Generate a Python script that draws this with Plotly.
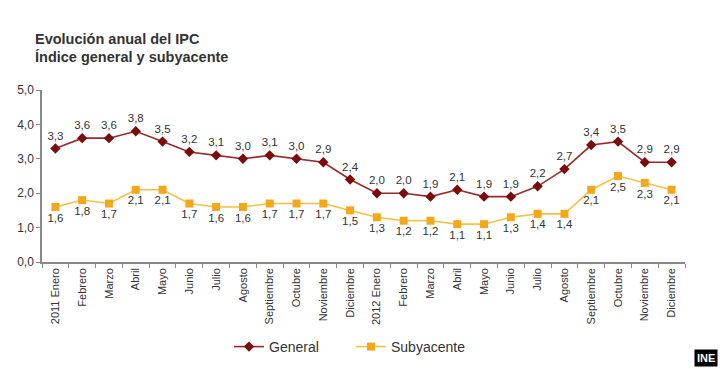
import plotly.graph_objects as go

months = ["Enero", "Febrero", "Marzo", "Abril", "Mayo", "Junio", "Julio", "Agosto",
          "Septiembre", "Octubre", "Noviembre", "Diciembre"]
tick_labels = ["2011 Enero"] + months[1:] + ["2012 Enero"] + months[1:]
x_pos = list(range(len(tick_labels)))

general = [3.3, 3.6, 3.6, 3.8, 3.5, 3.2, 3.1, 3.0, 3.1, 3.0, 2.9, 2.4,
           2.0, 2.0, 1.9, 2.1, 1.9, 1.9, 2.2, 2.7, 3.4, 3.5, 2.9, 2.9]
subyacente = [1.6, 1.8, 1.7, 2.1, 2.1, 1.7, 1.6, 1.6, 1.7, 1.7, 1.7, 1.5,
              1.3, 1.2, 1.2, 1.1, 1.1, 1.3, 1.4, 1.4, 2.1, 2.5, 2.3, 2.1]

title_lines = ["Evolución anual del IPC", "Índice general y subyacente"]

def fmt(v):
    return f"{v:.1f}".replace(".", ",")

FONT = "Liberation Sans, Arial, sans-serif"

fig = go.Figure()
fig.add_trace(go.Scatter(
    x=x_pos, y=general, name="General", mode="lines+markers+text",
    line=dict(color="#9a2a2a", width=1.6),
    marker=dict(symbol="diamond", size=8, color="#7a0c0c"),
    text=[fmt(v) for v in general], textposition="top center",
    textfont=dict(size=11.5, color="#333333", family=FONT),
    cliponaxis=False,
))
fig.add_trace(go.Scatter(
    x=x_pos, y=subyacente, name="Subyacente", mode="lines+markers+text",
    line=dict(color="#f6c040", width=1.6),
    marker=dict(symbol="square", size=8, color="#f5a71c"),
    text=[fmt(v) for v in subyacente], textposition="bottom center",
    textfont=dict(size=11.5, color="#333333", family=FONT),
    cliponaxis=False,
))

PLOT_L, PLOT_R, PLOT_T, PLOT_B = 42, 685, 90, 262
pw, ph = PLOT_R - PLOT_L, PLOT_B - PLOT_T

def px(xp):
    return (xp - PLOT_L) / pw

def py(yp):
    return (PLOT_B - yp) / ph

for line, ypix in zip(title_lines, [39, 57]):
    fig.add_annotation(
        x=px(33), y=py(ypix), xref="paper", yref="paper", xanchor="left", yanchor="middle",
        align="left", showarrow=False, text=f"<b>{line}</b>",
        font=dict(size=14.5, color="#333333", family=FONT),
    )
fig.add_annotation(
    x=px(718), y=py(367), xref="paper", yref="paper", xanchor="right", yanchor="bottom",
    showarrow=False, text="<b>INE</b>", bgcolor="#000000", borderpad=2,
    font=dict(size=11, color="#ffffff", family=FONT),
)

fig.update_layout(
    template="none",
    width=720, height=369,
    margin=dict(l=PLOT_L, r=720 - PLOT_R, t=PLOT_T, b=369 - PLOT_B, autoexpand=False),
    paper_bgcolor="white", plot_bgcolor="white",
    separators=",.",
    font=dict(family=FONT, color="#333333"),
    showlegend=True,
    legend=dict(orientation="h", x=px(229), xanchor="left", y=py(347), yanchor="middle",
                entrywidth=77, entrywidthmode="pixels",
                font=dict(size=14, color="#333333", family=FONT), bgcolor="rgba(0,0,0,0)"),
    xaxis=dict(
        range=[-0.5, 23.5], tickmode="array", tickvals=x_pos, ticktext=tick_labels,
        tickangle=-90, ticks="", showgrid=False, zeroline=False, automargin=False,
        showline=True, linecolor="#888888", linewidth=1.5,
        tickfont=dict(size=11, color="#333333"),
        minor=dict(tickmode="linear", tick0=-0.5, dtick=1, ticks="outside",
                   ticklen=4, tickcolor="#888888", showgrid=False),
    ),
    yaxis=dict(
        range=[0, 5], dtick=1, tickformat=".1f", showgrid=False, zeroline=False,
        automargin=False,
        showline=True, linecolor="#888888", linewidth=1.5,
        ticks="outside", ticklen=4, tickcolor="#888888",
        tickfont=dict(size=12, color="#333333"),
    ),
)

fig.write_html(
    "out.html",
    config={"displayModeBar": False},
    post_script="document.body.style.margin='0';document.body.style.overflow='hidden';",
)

Task requirements » Write out nothing but the lines from the start of the data through the line with "import plotly.graph_objects as go". Leave out the pictures.

The solution »
Generate a Python script that draws this with Plotly.
import plotly.graph_objects as go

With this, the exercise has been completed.